Well they can rest easy now. Percy Harvin and Percy Harvin's Ego are Seattle's problem now. Instead of spending every week wondering whether their x-factor will play, the brain trust in Minneapolis can get back to x's and o's. Call it addition by subtraction.
It's happening all over the National Football League. All over sports, really. Players can sabotage entire seasons with their selfishness.
"The disease of more," Pat Riley once called it.
While pro sports teams shell out record salaries and try to turn a profit somehow, the athletes just keep asking for more. More, more, more. Give a mouse a cookie and he'll ask for another. Give a pro athlete a cookie and he'll send his agent back with a full grocery list.
There's one exception to the new normal, though. One reason to be hopeful. You probably didn't hear about it, but Tom Brady signed a new contract a few weeks ago. "I don’t want to talk about this on the radio or anywhere else for that matter,” Brady said afterward.
“Athletes are always talking about money at a time when everyone else is struggling so badly to make it. We all make way more than our fair share. And I just think it reflects poorly on myself and my teammates. I really do just want to win, and that has and will continue to be the reason that motivates me and is the biggest factor in my decision-making process.”
Imagine that. A famous pro athlete who doesn't want attention. An athlete who cares more about winning than money. You don't always have to open the window to get a breath of fresh air, just read the Boston sports page.
Brady's not the only one, either. There's a star receiver out there who's been underpaid the past few years, and all he does is put his head down and go to work. Wes Welker demand a trade? You'd have better luck seeing Vince Wilfork win a beauty contest. Welker understands that the fastest way to paydirt is performance.

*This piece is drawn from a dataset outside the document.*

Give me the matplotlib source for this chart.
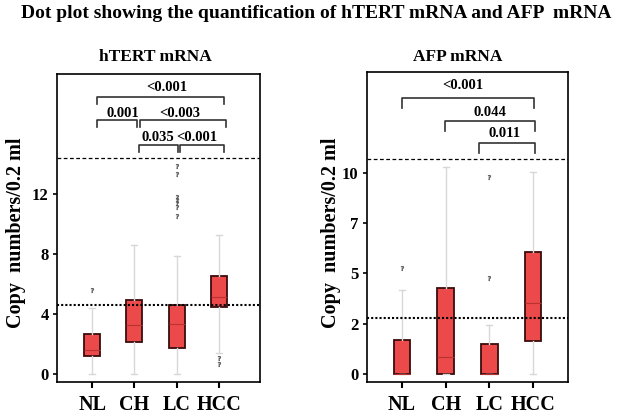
"""Box plots of hTERT and AFP mRNA copy numbers by patient group."""

import matplotlib

matplotlib.use("Agg")

import matplotlib.pyplot as plt  # noqa: E402

plt.rcParams["font.family"] = ["Liberation Serif", "DejaVu Serif"]
plt.rcParams["font.weight"] = "bold"

# Groups
groups = ["NL", "CH", "LC", "HCC"]

# hTERT mRNA box statistics
htert_q1 = [1.2, 2.13, 1.73, 4.47]
htert_med = [1.6, 3.27, 3.33, 5.13]
htert_q3 = [2.67, 4.93, 4.6, 6.53]
htert_whislo = [0.0, 0.0, 0.0, 1.4]
htert_whishi = [4.4, 8.6, 7.87, 9.27]
htert_fliers = [[5.6], [], [13.87, 13.33, 11.8, 11.6, 11.4, 11.13, 10.53], [1.07, 0.67]]
htert_cutoff = 4.6
htert_upper = 14.4
htert_ticks = [0, 4, 8, 12]
htert_ticklabels = ["0", "4", "8", "12"]

# AFP mRNA box statistics
afp_q1 = [0.0, 0.0, 0.0, 1.64]
afp_med = [0.0, 0.85, 0.0, 3.53]
afp_q3 = [1.7, 4.28, 1.5, 6.07]
afp_whislo = [0.0, 0.0, 0.0, 0.0]
afp_whishi = [4.18, 10.3, 2.44, 10.05]
afp_fliers = [[5.27], [], [9.8, 4.78], []]
afp_cutoff = 2.79
afp_upper = 10.7
afp_ticks = [0, 2.5, 5, 7.5, 10]
afp_ticklabels = ["0", "2", "5", "7", "10"]

# Significance brackets: (x start, x end, y, label, label x, label y)
htert_sig = [
    (1.12, 4.12, 18.47, "<0.001", 2.77, 19.07),
    (1.12, 2.06, 16.93, "0.001", 1.73, 17.4),
    (2.13, 4.17, 16.93, "<0.003", 3.08, 17.4),
    (2.11, 3.03, 15.27, "0.035", 2.56, 15.8),
    (3.08, 4.12, 15.27, "<0.001", 3.48, 15.8),
]
afp_sig = [
    (1.0, 4.02, 13.73, "<0.001", 2.40, 14.33),
    (1.98, 4.05, 12.59, "0.044", 3.02, 12.99),
    (2.76, 4.05, 11.49, "0.011", 3.34, 11.94),
]

_BOX = "#ec4a4a"
_EDGE = "#3a0c0c"
_WHISK = "#d8d8d8"
_BRACKET = "#333333"


def draw_panel(ax, q1, med, q3, wlo, whi, fliers, cutoff, upper,
               ticks, ticklabels, sig, drop, ylim, xlim):
    stats = []
    for i, g in enumerate(groups):
        stats.append({
            "label": g, "q1": q1[i], "med": med[i], "q3": q3[i],
            "whislo": wlo[i], "whishi": whi[i], "fliers": fliers[i],
        })
    ax.bxp(
        stats, positions=range(1, len(groups) + 1), widths=0.38,
        capwidths=0.14, patch_artist=True, showfliers=True,
        boxprops=dict(facecolor=_BOX, edgecolor=_EDGE, linewidth=1.3),
        medianprops=dict(color="#b83232", linewidth=0.8),
        whiskerprops=dict(color=_WHISK, linewidth=1),
        capprops=dict(color=_WHISK, linewidth=1),
        flierprops=dict(marker="$?$", markersize=3.5, markeredgewidth=0.2,
                        markerfacecolor="#555555", markeredgecolor="#555555"),
        zorder=3,
    )
    ax.axhline(upper, color="black", linestyle=(0, (3, 2)), linewidth=0.9)
    ax.axhline(cutoff, color="black", linestyle=(0, (1, 1)), linewidth=1.5,
               zorder=4)

    for x0, x1, y, label, tx, ty in sig:
        ax.plot([x0, x0, x1, x1], [y - drop, y, y, y - drop],
                color=_BRACKET, linewidth=1.2, clip_on=False)
        ax.text(tx, ty, label, ha="center", va="center",
                fontsize=10.5, fontweight="bold")

    ax.set_xlim(*xlim)
    ax.set_ylim(*ylim)
    ax.set_yticks(ticks)
    ax.set_yticklabels(ticklabels, fontsize=12, fontweight="bold")
    ax.set_xticks(range(1, len(groups) + 1))
    ax.set_xticklabels(groups, fontsize=14.5, fontweight="bold")
    ax.tick_params(axis="y", length=3, width=1.2, pad=3)
    ax.tick_params(axis="x", length=4, width=1.5, pad=5)
    for sp in ax.spines.values():
        sp.set_color("black")
        sp.set_linewidth(1.2)


fig = plt.figure(figsize=(6.29, 4.16), dpi=100, facecolor="white")
ax1 = fig.add_axes([57 / 629, 1 - 382 / 416, 203 / 629, 308 / 416])
ax2 = fig.add_axes([367 / 629, 1 - 382 / 416, 201 / 629, 310 / 416])

draw_panel(ax1, htert_q1, htert_med, htert_q3, htert_whislo, htert_whishi,
           htert_fliers, htert_cutoff, htert_upper, htert_ticks,
           htert_ticklabels, htert_sig, 0.45, (-0.53, 20.0), (0.17, 4.97))
draw_panel(ax2, afp_q1, afp_med, afp_q3, afp_whislo, afp_whishi,
           afp_fliers, afp_cutoff, afp_upper, afp_ticks,
           afp_ticklabels, afp_sig, 0.5, (-0.4, 15.0), (0.2, 4.8))

fig.text(0.502, 1 - 14 / 416,
         "Dot plot showing the quantification of hTERT mRNA and AFP  mRNA",
         ha="center", va="center", fontsize=14, fontweight="bold")
fig.text(155 / 629, 1 - 57 / 416, "hTERT mRNA", ha="center", va="center",
         fontsize=12.5, fontweight="bold")
fig.text(458 / 629, 1 - 57 / 416, "AFP mRNA", ha="center", va="center",
         fontsize=12.5, fontweight="bold")
for xpix in (16, 331):
    fig.text(xpix / 629, 1 - 232.5 / 416, "Copy  numbers/0.2 ml",
             rotation=90, ha="center", va="center",
             fontsize=14.5, fontweight="bold")

fig.savefig("out.png", dpi=100, facecolor="white")
plt.close(fig)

Just hard work and winning.
And ... Would you look at that?
Brady took less money to stay with the Patriots, leaving the team just enough money to pay Welker what he's earned. This is how Champions stay Champions. While the rest of league gets locker room cancer every other year, it seems like the Patriots found the only cure that works.
Team chemistry's not rocket science, folks.

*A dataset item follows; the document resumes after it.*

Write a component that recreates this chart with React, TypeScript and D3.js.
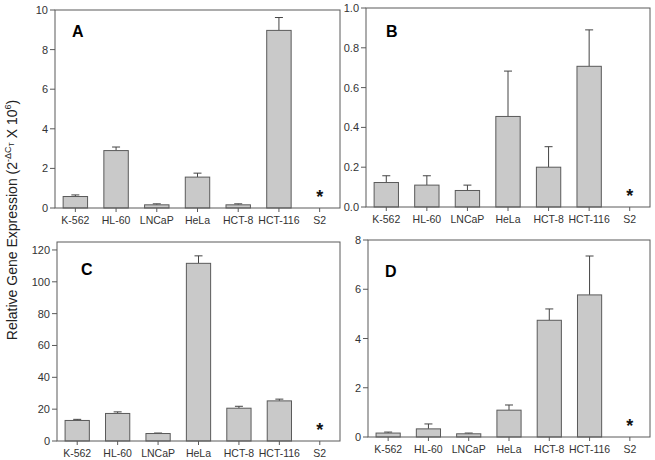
import React from "react";
import * as d3 from "d3";

const categories = ["K-562", "HL-60", "LNCaP", "HeLa", "HCT-8", "HCT-116", "S2"];

const valuesA = [0.58, 2.9, 0.16, 1.56, 0.16, 8.97, 0];
const errTopA = [0.66, 3.08, 0.21, 1.76, 0.21, 9.62, 0];
const valuesB = [0.123, 0.11, 0.083, 0.455, 0.2, 0.707, 0];
const errTopB = [0.157, 0.157, 0.11, 0.683, 0.303, 0.89, 0];
const valuesC = [12.9, 17.3, 4.7, 111.6, 20.6, 25.2, 0];
const errTopC = [13.6, 18.3, 5.0, 116.3, 21.8, 26.3, 0];
const valuesD = [0.16, 0.33, 0.13, 1.09, 4.74, 5.77, 0];
const errTopD = [0.2, 0.53, 0.16, 1.3, 5.2, 7.35, 0];

const ticksA = [0, 2, 4, 6, 8, 10];
const ticksB = [0, 0.2, 0.4, 0.6, 0.8, 1.0];
const ticksC = [0, 20, 40, 60, 80, 100, 120];
const ticksD = [0, 2, 4, 6, 8];

const FONT = "'Liberation Sans', Arial, sans-serif";

type PanelProps = {
  letter: string;
  values: number[];
  errTop: number[];
  ticks: number[];
  yMax: number;
  fmt: (v: number) => string;
  x0: number;
  x1: number;
  y0: number;
  y1: number;
  letterDx: number;
  letterDy: number;
};

function Panel(p: PanelProps) {
  const x = d3.scaleBand<string>().domain(categories).range([p.x0, p.x1]).paddingInner(0.4).paddingOuter(0.2);
  const y = d3.scaleLinear().domain([0, p.yMax]).range([p.y1, p.y0]);
  const bw = x.bandwidth();
  return (
    <g>
      {categories.map((c, i) => {
        const v = p.values[i];
        const cx = (x(c) as number) + bw / 2;
        if (c === "S2") {
          return (
            <text key={c} x={cx} y={y(0) - 5} textAnchor="middle" fontSize={18} fontWeight="bold" fontFamily={FONT} fill="#111">
              *
            </text>
          );
        }
        return (
          <g key={c}>
            <line x1={cx} x2={cx} y1={y(v)} y2={y(p.errTop[i])} stroke="#444" strokeWidth={1} />
            <line x1={cx - 4} x2={cx + 4} y1={y(p.errTop[i])} y2={y(p.errTop[i])} stroke="#444" strokeWidth={1} />
            <rect x={x(c)} y={y(v)} width={bw} height={y(0) - y(v)} fill="#c9c9c9" stroke="#5a5a5a" strokeWidth={1} />
          </g>
        );
      })}
      <rect x={p.x0} y={p.y0} width={p.x1 - p.x0} height={p.y1 - p.y0} fill="none" stroke="#5a5a5a" strokeWidth={1} />
      {p.ticks.map((t) => (
        <g key={t}>
          <line x1={p.x0 - 5} x2={p.x0} y1={y(t)} y2={y(t)} stroke="#5a5a5a" />
          <text x={p.x0 - 7} y={y(t) + 4} textAnchor="end" fontSize={11} fontFamily={FONT} fill="#333">
            {p.fmt(t)}
          </text>
        </g>
      ))}
      {categories.map((c) => {
        const cx = (x(c) as number) + bw / 2;
        return (
          <g key={c}>
            <line x1={cx} x2={cx} y1={p.y1} y2={p.y1 + 4} stroke="#5a5a5a" />
            <text x={cx} y={p.y1 + 16} textAnchor="middle" fontSize={10.5} fontFamily={FONT} fill="#333">
              {c}
            </text>
          </g>
        );
      })}
      <text x={p.x0 + p.letterDx} y={p.y0 + p.letterDy} fontSize={16} fontWeight="bold" fontFamily={FONT} fill="#000">
        {p.letter}
      </text>
    </g>
  );
}

export default function App() {
  const intFmt = (v: number) => d3.format("d")(v);
  const decFmt = (v: number) => d3.format(".1f")(v);
  return (
    <svg width={655} height={460} style={{ position: "absolute", left: 0, top: 0, background: "#fff" }}>
      <rect x={0} y={0} width={655} height={460} fill="#fff" />
      <Panel letter="A" values={valuesA} errTop={errTopA} ticks={ticksA} yMax={10} fmt={intFmt}
        x0={55} x1={340} y0={10} y1={208} letterDx={17} letterDy={27} />
      <Panel letter="B" values={valuesB} errTop={errTopB} ticks={ticksB} yMax={1.0} fmt={decFmt}
        x0={366} x1={650} y0={8} y1={207} letterDx={20} letterDy={29} />
      <Panel letter="C" values={valuesC} errTop={errTopC} ticks={ticksC} yMax={125} fmt={intFmt}
        x0={57} x1={340} y0={242} y1={441} letterDx={24} letterDy={33} />
      <Panel letter="D" values={valuesD} errTop={errTopD} ticks={ticksD} yMax={8} fmt={intFmt}
        x0={368} x1={650} y0={240} y1={437} letterDx={17} letterDy={37} />
      <text transform="translate(17,220) rotate(-90)" textAnchor="middle" fontSize={14} fontFamily={FONT} fill="#222">
        Relative Gene Expression (2
        <tspan fontSize={9} dy={-6}>-ΔC</tspan>
        <tspan fontSize={7} dy={3}>T</tspan>
        <tspan fontSize={14} dy={3}> X 10</tspan>
        <tspan fontSize={9} dy={-6}>6</tspan>
        <tspan fontSize={14} dy={6}>)</tspan>
      </text>
    </svg>
  );
}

Everyone's on the same page in New England. “I love Wes Welker," said the Patriots owner this week. "I hope he remains a Patriot for life. Just like Tom Brady."

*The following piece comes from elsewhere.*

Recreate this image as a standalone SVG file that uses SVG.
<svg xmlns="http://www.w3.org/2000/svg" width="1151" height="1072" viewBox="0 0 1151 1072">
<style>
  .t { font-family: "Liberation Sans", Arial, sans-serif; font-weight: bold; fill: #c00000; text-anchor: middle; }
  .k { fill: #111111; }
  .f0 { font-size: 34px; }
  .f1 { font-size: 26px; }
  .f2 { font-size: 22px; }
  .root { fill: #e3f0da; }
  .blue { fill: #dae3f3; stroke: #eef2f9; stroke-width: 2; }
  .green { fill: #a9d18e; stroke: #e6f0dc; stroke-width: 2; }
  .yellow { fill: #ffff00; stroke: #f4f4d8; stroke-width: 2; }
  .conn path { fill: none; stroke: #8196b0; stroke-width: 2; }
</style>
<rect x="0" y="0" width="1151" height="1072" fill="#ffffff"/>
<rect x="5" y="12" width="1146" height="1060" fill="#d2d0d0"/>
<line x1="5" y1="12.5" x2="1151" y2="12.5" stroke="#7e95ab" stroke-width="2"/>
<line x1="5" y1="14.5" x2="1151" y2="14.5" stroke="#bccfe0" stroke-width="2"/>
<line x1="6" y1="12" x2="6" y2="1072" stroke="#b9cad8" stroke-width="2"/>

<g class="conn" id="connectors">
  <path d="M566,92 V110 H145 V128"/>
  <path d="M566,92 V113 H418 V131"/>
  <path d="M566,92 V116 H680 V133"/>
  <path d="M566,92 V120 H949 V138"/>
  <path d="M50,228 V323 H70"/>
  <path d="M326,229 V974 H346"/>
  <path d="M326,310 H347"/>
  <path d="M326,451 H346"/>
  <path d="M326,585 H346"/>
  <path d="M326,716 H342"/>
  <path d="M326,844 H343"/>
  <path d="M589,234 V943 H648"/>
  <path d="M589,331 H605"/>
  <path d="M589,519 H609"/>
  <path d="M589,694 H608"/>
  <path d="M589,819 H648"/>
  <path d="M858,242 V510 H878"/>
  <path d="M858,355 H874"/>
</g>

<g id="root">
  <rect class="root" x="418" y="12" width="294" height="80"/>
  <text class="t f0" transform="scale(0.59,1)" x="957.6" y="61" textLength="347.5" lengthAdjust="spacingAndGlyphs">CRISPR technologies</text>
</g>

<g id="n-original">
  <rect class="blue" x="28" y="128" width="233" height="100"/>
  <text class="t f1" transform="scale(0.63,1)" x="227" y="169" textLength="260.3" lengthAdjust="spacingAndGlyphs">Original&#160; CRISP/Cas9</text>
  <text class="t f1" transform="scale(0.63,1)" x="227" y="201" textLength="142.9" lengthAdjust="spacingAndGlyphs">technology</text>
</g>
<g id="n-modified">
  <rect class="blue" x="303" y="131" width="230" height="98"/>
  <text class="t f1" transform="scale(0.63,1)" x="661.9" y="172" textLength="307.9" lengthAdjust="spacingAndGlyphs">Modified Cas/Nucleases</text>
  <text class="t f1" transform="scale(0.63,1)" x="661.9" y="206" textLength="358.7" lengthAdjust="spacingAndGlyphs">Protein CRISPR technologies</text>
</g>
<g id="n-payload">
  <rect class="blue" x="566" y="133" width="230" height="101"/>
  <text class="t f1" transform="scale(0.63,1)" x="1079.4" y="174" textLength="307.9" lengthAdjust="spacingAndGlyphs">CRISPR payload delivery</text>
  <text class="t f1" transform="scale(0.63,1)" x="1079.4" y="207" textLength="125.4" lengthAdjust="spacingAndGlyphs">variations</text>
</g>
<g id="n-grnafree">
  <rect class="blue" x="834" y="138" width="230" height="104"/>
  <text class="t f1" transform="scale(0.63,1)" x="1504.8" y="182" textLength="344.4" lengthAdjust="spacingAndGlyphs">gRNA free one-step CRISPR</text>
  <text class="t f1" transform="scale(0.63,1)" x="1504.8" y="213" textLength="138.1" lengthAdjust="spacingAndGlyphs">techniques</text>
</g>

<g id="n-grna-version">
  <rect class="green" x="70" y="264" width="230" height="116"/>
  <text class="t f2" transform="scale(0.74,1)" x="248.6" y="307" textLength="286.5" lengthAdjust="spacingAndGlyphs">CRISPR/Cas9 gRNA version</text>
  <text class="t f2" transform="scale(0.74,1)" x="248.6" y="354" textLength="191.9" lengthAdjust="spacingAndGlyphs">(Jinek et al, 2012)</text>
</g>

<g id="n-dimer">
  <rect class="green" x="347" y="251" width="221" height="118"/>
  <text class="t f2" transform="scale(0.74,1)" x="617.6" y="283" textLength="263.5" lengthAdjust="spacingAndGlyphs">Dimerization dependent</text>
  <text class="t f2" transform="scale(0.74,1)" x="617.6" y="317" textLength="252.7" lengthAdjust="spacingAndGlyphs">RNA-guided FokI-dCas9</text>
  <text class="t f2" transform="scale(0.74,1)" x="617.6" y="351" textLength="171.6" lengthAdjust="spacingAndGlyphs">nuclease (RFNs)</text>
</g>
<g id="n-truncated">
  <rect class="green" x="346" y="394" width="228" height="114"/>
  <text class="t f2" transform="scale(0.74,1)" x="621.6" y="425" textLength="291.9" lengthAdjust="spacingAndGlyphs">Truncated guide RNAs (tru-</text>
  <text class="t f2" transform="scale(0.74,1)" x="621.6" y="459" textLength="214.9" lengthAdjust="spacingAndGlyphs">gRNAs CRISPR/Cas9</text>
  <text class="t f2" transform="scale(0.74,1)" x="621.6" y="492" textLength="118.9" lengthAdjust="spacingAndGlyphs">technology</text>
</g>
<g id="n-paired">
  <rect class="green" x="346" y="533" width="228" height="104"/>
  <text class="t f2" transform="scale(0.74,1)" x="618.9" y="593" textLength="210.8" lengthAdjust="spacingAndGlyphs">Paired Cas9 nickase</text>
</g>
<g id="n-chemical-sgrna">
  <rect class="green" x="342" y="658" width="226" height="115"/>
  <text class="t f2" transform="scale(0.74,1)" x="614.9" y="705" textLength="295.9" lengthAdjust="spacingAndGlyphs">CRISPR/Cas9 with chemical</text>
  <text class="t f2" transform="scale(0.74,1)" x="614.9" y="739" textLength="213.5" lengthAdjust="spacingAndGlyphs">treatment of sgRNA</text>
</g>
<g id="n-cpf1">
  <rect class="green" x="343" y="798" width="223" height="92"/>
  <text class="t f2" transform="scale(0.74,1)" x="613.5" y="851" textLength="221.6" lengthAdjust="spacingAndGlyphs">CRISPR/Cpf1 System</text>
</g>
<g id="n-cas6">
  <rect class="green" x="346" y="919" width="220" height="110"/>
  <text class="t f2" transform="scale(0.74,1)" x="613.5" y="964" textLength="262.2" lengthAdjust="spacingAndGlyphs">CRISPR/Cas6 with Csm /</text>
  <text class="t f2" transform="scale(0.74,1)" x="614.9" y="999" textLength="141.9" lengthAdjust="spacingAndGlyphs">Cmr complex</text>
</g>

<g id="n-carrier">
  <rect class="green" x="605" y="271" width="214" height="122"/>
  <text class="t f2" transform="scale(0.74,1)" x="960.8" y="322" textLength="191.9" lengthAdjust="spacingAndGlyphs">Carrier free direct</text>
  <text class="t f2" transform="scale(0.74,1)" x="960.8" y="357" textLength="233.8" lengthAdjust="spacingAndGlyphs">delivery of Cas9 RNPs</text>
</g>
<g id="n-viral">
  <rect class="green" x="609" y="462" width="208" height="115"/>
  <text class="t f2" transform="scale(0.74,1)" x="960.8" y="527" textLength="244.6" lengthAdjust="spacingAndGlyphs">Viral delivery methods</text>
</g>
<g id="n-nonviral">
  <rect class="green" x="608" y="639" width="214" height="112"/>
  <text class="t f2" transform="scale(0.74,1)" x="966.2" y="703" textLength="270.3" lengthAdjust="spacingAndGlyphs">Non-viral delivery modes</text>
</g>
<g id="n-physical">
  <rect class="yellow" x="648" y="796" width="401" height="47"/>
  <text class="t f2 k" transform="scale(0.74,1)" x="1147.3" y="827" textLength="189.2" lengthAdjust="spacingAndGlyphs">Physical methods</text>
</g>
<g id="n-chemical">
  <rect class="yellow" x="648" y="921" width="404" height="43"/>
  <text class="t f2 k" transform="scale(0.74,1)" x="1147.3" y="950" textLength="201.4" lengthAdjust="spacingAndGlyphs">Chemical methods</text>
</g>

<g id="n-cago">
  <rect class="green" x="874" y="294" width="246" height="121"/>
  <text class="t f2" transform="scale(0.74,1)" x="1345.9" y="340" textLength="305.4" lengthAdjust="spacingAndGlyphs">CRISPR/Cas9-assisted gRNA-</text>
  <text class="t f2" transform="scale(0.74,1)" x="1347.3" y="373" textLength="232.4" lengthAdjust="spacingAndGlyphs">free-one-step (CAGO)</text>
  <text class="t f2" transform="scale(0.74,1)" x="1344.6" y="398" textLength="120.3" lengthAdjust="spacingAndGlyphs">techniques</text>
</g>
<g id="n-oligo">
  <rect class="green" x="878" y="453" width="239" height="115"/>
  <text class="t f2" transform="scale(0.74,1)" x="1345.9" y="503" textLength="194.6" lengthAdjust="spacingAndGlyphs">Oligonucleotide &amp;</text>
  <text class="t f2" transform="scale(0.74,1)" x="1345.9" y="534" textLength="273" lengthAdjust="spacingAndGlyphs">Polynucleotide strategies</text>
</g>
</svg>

At a time when it seems like entitlement and handouts are a problem in a lot more than just sports, you can't help but wonder if The Patriot Way could work elsewhere. If the employees take a little less and work a little more, the business gets bigger, the owner rewards the employees, and everyone wins. Wouldn't we all be better off if more people in America started acting like Patriots?
Maybe not, who knows. I'm just a sports columnist.
The only certainty is this: Free agency doesn't look so free when you see all these franchises getting held hostage by the disease of self-interest and greed. But with Percy Harvin in Seattle and Joe Flacco sitting on a pile of money, that's where we are these days.
The dog days.
It's ruff out there, huh?
Everyone can run and jump, but winning with today's athletes is no walk in the park.